Will Vinton Launches Kickstarter to Fund New Broadway Musical

The Oscar-winning animator and lifelong Oregonian seeks $85,000 to bring his Frog Prince riff to the stage.

Ten years ago, Will Vinton was fired from his own animation company by Phil Knight. That studio would go on to become Laika. Vinton has spent a decade dabbling in graphic novels, other animated film projects and plastics. Now, the Academy Award-winning animator is planning a Broadway musical.


Last week, Vinton and songwriter David Pomeranz launched a Kickstarter campaign to raise $85,000 for their new musical, The Kiss, a battle-of-the-sexes riff on The Frog Prince. It’s a bold new bid for Vinton, the Claymation wizard behind the California Raisins, the talking M&Ms and the Domino’s Pizza Noid, who’s juggled several projects since being forced out of Will Vinton Studios in 2003. Those endeavors have ranged from a series of graphic novels to an abandoned plastics company called Insulastics, but The Kiss finds Vinton in new territory. The project started out as an animated movie, but he and Pomeranz eventually decided it was better suited for the stage.

“In the animation world, the stuff we were thinking about is more commonplace,” Vinton tells WW. “There’s nothing special about magic and transformations. On the stage, it’s going to be absolutely stunning. It’s going to be half-magic show. We want to amp up the special effects to a new level.”

According to Vinton, that means lots of makeup, prosthetics and elaborate costumes. Audiences will have their first chance to glimpse the new show at the end of March, when an initial showing—“a glorified workshop production,” Vinton says—will be held at Lake Oswego’s Lakewood Center for the Arts. (A $125 contribution to the Kickstarter campaign will get you a single ticket.) He hopes to have the show on Broadway by 2016.


 

Vinton, a lifelong Oregonian who grew up in McMinnville, says his parents were fans of musical theater, and his older sisters often performed on the stage. “In animation, my sense of humor and timing comes from some of those early experiences in musical comedy,” he says. “Now it feels like I’m going back to something I know, but I’m bringing all the tools of animation I have.”
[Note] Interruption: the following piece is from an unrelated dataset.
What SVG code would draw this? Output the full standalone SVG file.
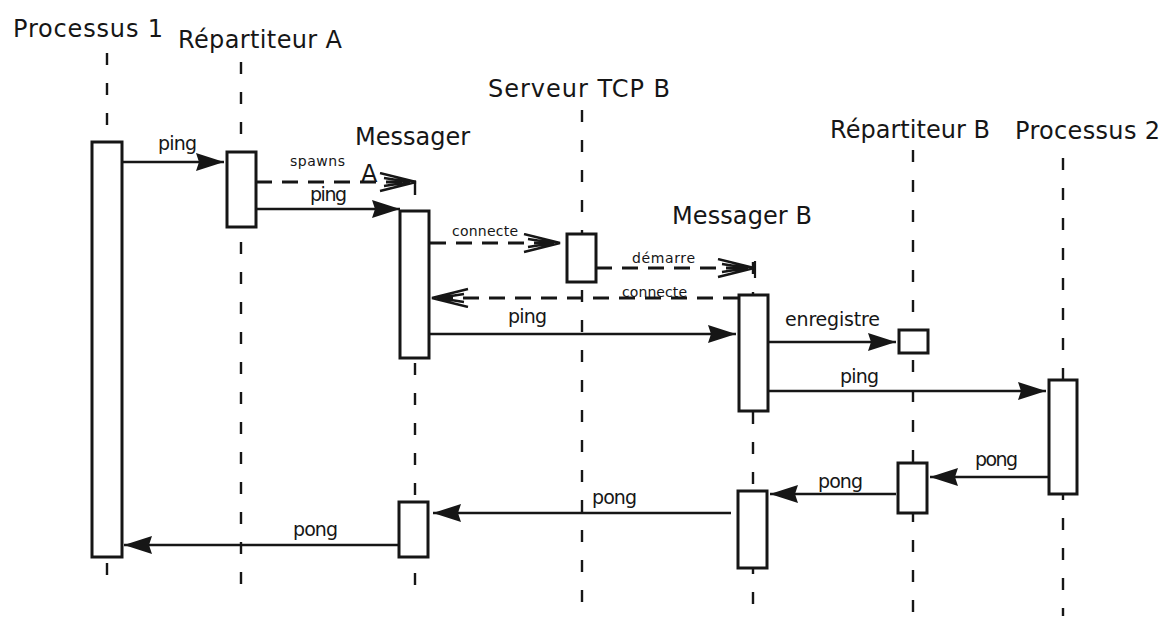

In developing The Kiss—which Vinton describes as buoyant and hummable, distancing it from contemporary musicals by the likes of Stephen Sondheim or Andrew Lloyd Webber—the 66-year-old been surprised by the level of support he’s received. “I’ve actually found it to be a more artist-friendly process than dealing with movies and television,” Vinton says. “Those industries are dominated by a few of the studios, and there’s not much respect for artistry. We’ve found the theater world to be more open, especially to independent producers and independent ideas.”

But that support has only gone so far, and Vinton says he and Pomeranz have stretched their ability to self-finance to the limit. That’s where Kickstarter comes in. As of this afternoon, they’d raised $8,440 toward their $85,000 goal. The campaign ends Monday, Feb. 17.